Financially insecure small businessmen and self-employed contractors, whose economic position naturally means that everyone else in the market, including counterparts from other ethnicities, are seen as competitors, can be especially prone to buying into racist appeals. To a lesser extent, so too can workers at tiny workplaces who are largely not organised into unions and are often isolated from fellow workers. Many smaller-scale capitalist exploiters, a chunk of the middle class self-employed and a few workers from smaller workplaces are, thus, moving towards the ultra-racist, Far Right.

All this is pulling the mainstream conservative parties ever further to the right. Of course, there are “liberal” capitalists who worry about the overt nature of the Hard Right’s racism. The pursuit of international trade, investment and predatory imperialist interventions in the Asia-Pacific region lead bourgeois liberals like Turnbull, Julie Bishop and Christopher Pyne to favour a more disguised form of white supremacist rule than the openly proud, xenophobic “conservatives” do. This is the essence of last week’s leadership brawl in the Liberal Party. Although the Hard Right who toppled Turnbull did not succeed in getting their man Dutton into the prime ministership, the new prime minister, Scott Morrison, is almost as openly bigoted. As a minister in the former Abbott government, it was Morrison who drove the brutal military-led “turn back the boats” policy against refugees.
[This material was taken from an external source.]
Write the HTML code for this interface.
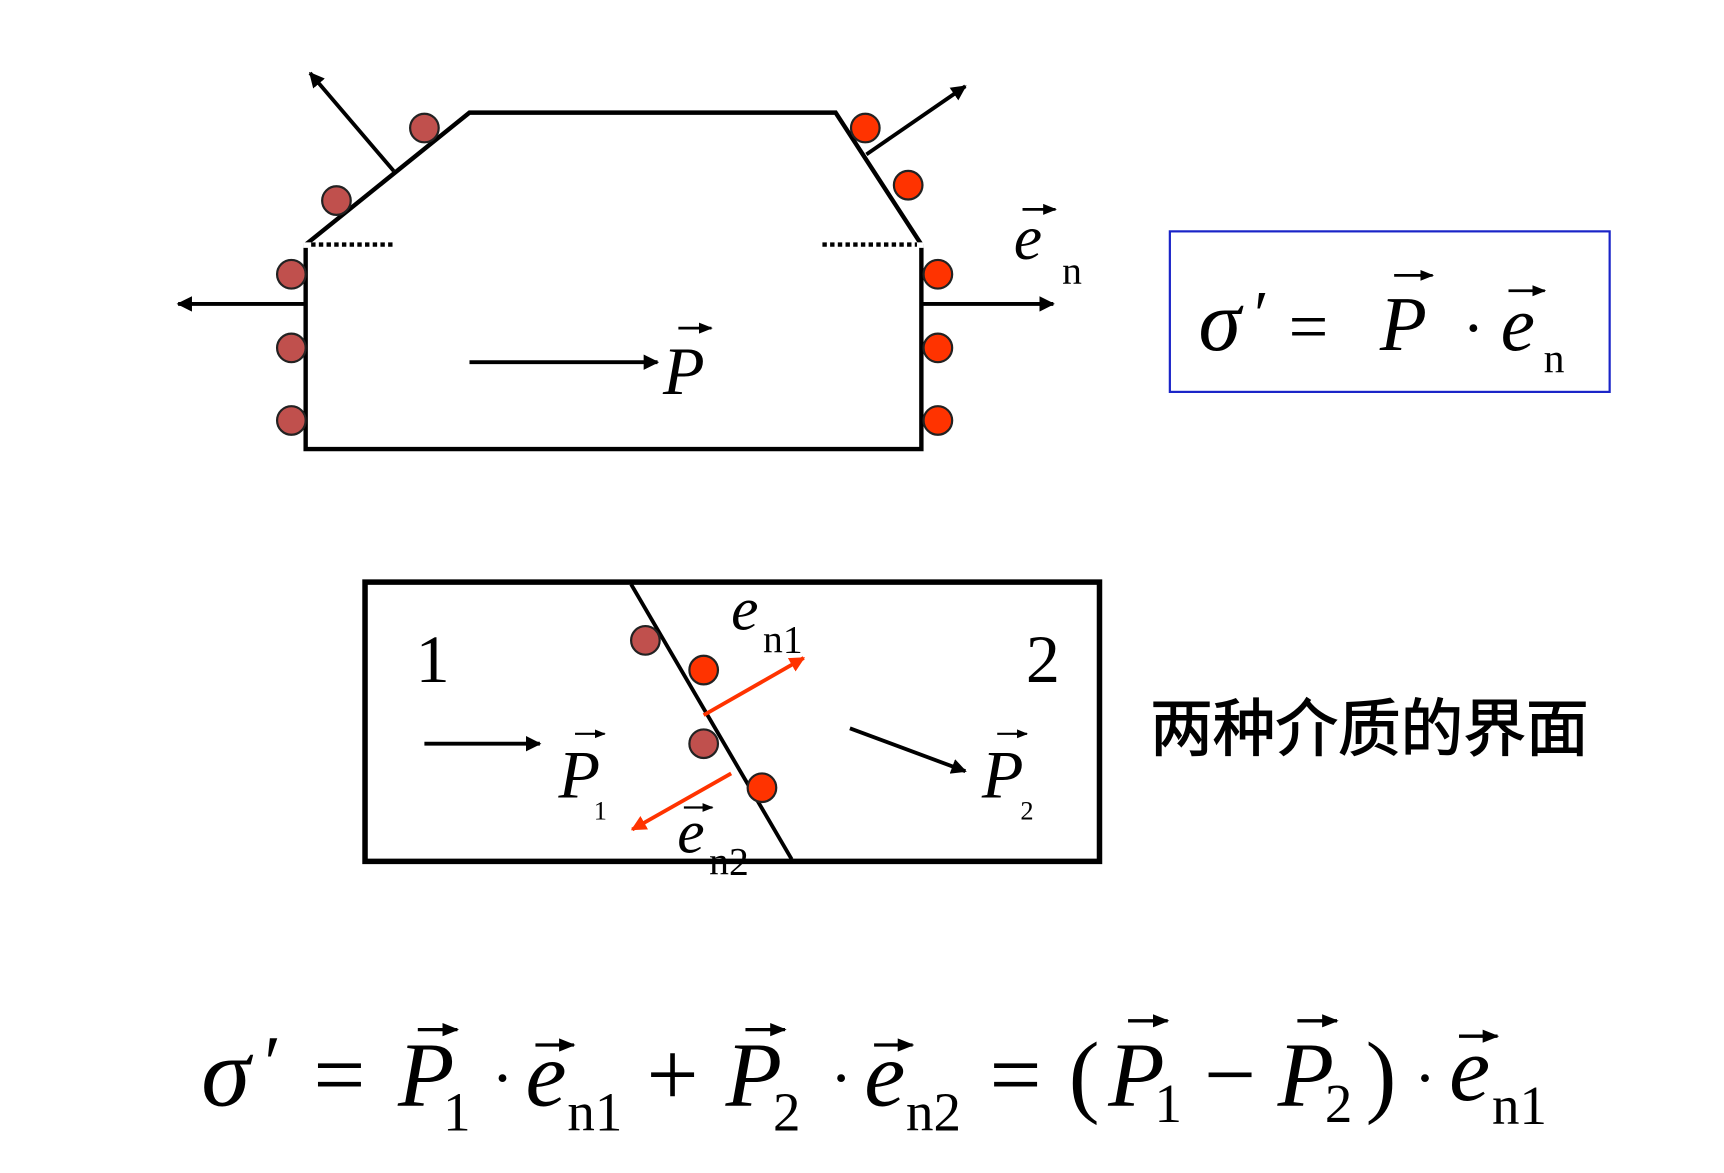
<!DOCTYPE html>
<html><head><meta charset="utf-8"><style>
html,body{margin:0;padding:0;background:#fff;}
svg{display:block;}
text{font-family:"Liberation Serif","Noto Serif CJK SC",serif;fill:#000;}
.i{font-style:italic;}
</style></head><body>
<svg width="1724" height="1173" viewBox="0 0 1568 1066" xmlns="http://www.w3.org/2000/svg">
<defs>
<marker id="ah" viewBox="0 0 10 10" refX="9" refY="5" markerWidth="4" markerHeight="4" orient="auto" markerUnits="strokeWidth"><path d="M0,0L10,5L0,10z" fill="#000"/></marker>
<marker id="ahr" viewBox="0 0 10 10" refX="9" refY="5" markerWidth="4" markerHeight="4" orient="auto" markerUnits="strokeWidth"><path d="M0,0L10,5L0,10z" fill="#ff3300"/></marker>
<marker id="sv" viewBox="0 0 10 10" refX="9" refY="5" markerWidth="5" markerHeight="5" orient="auto" markerUnits="strokeWidth"><path d="M0,1L10,5L0,9z" fill="#000"/></marker>
</defs>
<rect width="1568" height="1066" fill="#fff"/>
<polygon points="278,222 427,102 760,102 838,222 838,408 278,408" fill="none" stroke="#000" stroke-width="4"/>
<rect x="276" y="220" width="564" height="5" fill="#fff"/>
<line x1="283" y1="222" x2="357" y2="222" stroke="#000" stroke-width="4" stroke-dasharray="4,3"/>
<line x1="748" y1="222" x2="834" y2="222" stroke="#000" stroke-width="4" stroke-dasharray="4,3"/>
<line x1="358" y1="155" x2="282" y2="66" stroke="#000" stroke-width="3.5" marker-end="url(#ah)"/>
<line x1="278" y1="276" x2="162" y2="276" stroke="#000" stroke-width="3.5" marker-end="url(#ah)"/>
<line x1="838" y1="276" x2="958" y2="276" stroke="#000" stroke-width="3.5" marker-end="url(#ah)"/>
<line x1="788" y1="140" x2="878" y2="78" stroke="#000" stroke-width="3.5" marker-end="url(#ah)"/>
<g stroke="#222" stroke-width="2" fill="#c0504d">
<circle cx="386" cy="116" r="13"/><circle cx="306" cy="182" r="13"/><circle cx="265" cy="249" r="13"/><circle cx="265" cy="316" r="13"/><circle cx="265" cy="382" r="13"/>
</g>
<g stroke="#222" stroke-width="2" fill="#ff3300">
<circle cx="787" cy="116" r="13"/><circle cx="826" cy="168" r="13"/><circle cx="853" cy="249" r="13"/><circle cx="853" cy="316" r="13"/><circle cx="853" cy="382" r="13"/>
</g>
<line x1="427" y1="329" x2="598" y2="329" stroke="#000" stroke-width="3.5" marker-end="url(#ah)"/>
<text x="603" y="358" class="i" font-size="62">P</text>
<line x1="617" y1="298" x2="647" y2="298" stroke="#000" stroke-width="2.5" marker-end="url(#sv)"/>
<text x="922" y="235" class="i" font-size="58">e</text>
<line x1="930" y1="190" x2="960" y2="190" stroke="#000" stroke-width="2.5" marker-end="url(#sv)"/>
<text x="966" y="258" font-size="36">n</text>
<rect x="1064" y="210" width="400" height="146" fill="none" stroke="#1a24c8" stroke-width="2"/>
<text x="1090" y="318" class="i" font-size="78">σ</text>
<text x="1137" y="305" font-size="60" class="i">′</text>
<text x="1172" y="318" font-size="64">=</text>
<text x="1255" y="318" class="i" font-size="70">P</text>
<line x1="1268" y1="250" x2="1303" y2="250" stroke="#000" stroke-width="2.5" marker-end="url(#sv)"/>
<text x="1330" y="318" font-size="60">·</text>
<text x="1365" y="318" class="i" font-size="70">e</text>
<line x1="1372" y1="264" x2="1405" y2="264" stroke="#000" stroke-width="2.5" marker-end="url(#sv)"/>
<text x="1404" y="338" font-size="38">n</text>
<rect x="332" y="529" width="668" height="254" fill="none" stroke="#000" stroke-width="5"/>
<line x1="574" y1="531" x2="720" y2="781" stroke="#000" stroke-width="3.5"/>
<g stroke="#222" stroke-width="2" fill="#c0504d"><circle cx="587" cy="582" r="13"/><circle cx="640" cy="676" r="13"/></g>
<g stroke="#222" stroke-width="2" fill="#ff3300"><circle cx="640" cy="609" r="13"/><circle cx="693" cy="716" r="13"/></g>
<line x1="640" y1="650" x2="731" y2="598" stroke="#ff3300" stroke-width="3.5" marker-end="url(#ahr)"/>
<line x1="665" y1="703" x2="575" y2="754" stroke="#ff3300" stroke-width="3.5" marker-end="url(#ahr)"/>
<text x="378" y="620" font-size="62">1</text>
<text x="933" y="620" font-size="62">2</text>
<line x1="386" y1="676" x2="491" y2="676" stroke="#000" stroke-width="3.5" marker-end="url(#ah)"/>
<text x="508" y="725" class="i" font-size="62">P</text>
<line x1="523" y1="667" x2="550" y2="667" stroke="#000" stroke-width="2" marker-end="url(#sv)"/>
<text x="540" y="745" font-size="24">1</text>
<line x1="773" y1="662" x2="878" y2="701" stroke="#000" stroke-width="3.5" marker-end="url(#ah)"/>
<text x="893" y="725" class="i" font-size="62">P</text>
<line x1="907" y1="667" x2="934" y2="667" stroke="#000" stroke-width="2" marker-end="url(#sv)"/>
<text x="928" y="745" font-size="24">2</text>
<text x="665" y="572" class="i" font-size="56">e</text>
<text x="694" y="593" font-size="36">n1</text>
<text x="616" y="775" class="i" font-size="56">e</text>
<line x1="622" y1="734" x2="648" y2="734" stroke="#000" stroke-width="2" marker-end="url(#sv)"/>
<text x="645" y="795" font-size="36">n2</text>
<text x="1046" y="682" font-size="57" stroke="#000" stroke-width="1" style="font-family:'Noto Sans CJK SC','WenQuanYi Zen Hei',sans-serif">两种介质的界面</text>
<g font-size="84">
<text x="183" y="1005" class="i" font-size="90">σ</text>
<text x="236" y="990" class="i" font-size="70">′</text>
<text x="285" y="1005">=</text>
<text x="362" y="1005" class="i">P</text>
<line x1="380" y1="936" x2="416" y2="936" stroke="#000" stroke-width="3" marker-end="url(#sv)"/>
<text x="403" y="1028" font-size="50">1</text>
<text x="447" y="1000" font-size="60">·</text>
<text x="478" y="1005" class="i">e</text>
<line x1="487" y1="950" x2="522" y2="950" stroke="#000" stroke-width="3" marker-end="url(#sv)"/>
<text x="516" y="1028" font-size="50">n1</text>
<text x="588" y="1005">+</text>
<text x="660" y="1005" class="i">P</text>
<line x1="678" y1="936" x2="714" y2="936" stroke="#000" stroke-width="3" marker-end="url(#sv)"/>
<text x="703" y="1028" font-size="50">2</text>
<text x="755" y="1000" font-size="60">·</text>
<text x="786" y="1005" class="i">e</text>
<line x1="795" y1="950" x2="830" y2="950" stroke="#000" stroke-width="3" marker-end="url(#sv)"/>
<text x="824" y="1028" font-size="50">n2</text>
<text x="900" y="1005">=</text>
<text x="972" y="1005">(</text>
<text x="1008" y="1005" class="i">P</text>
<line x1="1026" y1="928" x2="1062" y2="928" stroke="#000" stroke-width="3" marker-end="url(#sv)"/>
<text x="1050" y="1020" font-size="50">1</text>
<text x="1095" y="1005">−</text>
<text x="1162" y="1005" class="i">P</text>
<line x1="1180" y1="928" x2="1216" y2="928" stroke="#000" stroke-width="3" marker-end="url(#sv)"/>
<text x="1205" y="1020" font-size="50">2</text>
<text x="1242" y="1005">)</text>
<text x="1286" y="1000" font-size="60">·</text>
<text x="1318" y="1000" class="i">e</text>
<line x1="1327" y1="942" x2="1362" y2="942" stroke="#000" stroke-width="3" marker-end="url(#sv)"/>
<text x="1357" y="1022" font-size="50">n1</text>
</g>
</svg>
</body></html>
This movement further and further to the right of conservative parties is occurring worldwide. The hard right Donald Trump seized the leadership of the U.S. Republican Party and now, as President of the U.S.A, is administering an ultra-racist agenda. This has incited an escalation in racist violence – something that was already all too present during the rule of earlier administrations. Last year, people inspired by the racist Alt Right alone murdered 17 people in the U.S.; and that does not even include any of the racist murders committed by rednecks who aren’t overtly political. Just like in the U.S. and Australia, conservative parties administering governments in Hungary, Ukraine, Russia and elsewhere are also lurching further to the right. Meanwhile, in Italy, Switzerland and Austria, far-right parties are actually major parts of governing coalitions. In countries like Canada, Sweden and France where hard right parties are not in government, racist terror on the streets is also escalating. Even in developing capitalist countries, racist forces are gaining ground. India’s prime minister is a Hindu fundamentalist who, earlier, as chief minister of Gujarat province not only promoted school textbooks that glorified Nazism but also incited a horrific anti-Muslim pogrom that killed over 2,000 people. Meanwhile, in Indonesia, far-right extremists have been ever more viciously attacking the country’s Chinese and Christian minorities.

Thankfully, there is one huge exception to this alarming trend of growing racist reaction. In the world’s most populous country, the Peoples Republic of China (PRC), a person from one of that nation’s numerous ethnic minorities or an international student can be almost certain that they are not going to be attacked or abused on the streets just because of their ethnicity. It is no accident that this big exception to the rule happens to be the only large country in the world which is not under capitalist rule. Although capitalists have been allowed to gain a significant place in the Chinese economy, the PRC still represents a fundamentally different system and continues to be dominated by socialistic, state-owned enterprises. The Chinese working class, albeit in a deformed way, continues to cling onto state power and that makes a world of difference.

For Militant Anti-Racist Struggle Driven by
Multi-Racial Working Class & Minority Communities

The danger facing racial minorities in most of the world was made all too clear in the German city of Chemnitz over the last few days. Seizing on the death there of a man during a fight with immigrants, thousands of fascists descended on the city chanting “foreigners out” and giving Nazi salutes. The neo-Nazis rampaged through the city bashing any person of colour they could find. Terrified immigrants stayed locked in their houses for days. Although the 1990 capitalist reunification of Germany was associated with a resurgence of far-right violence, Germany has not seen such a huge unleashing of fascist terror since the end of Nazi rule. The fact is that if the decaying capitalist system is allowed to run its course and the far-right resurgence is not combated immediately, a number of countries may well experience an outright takeover by Hitler-style fascists within the next decade.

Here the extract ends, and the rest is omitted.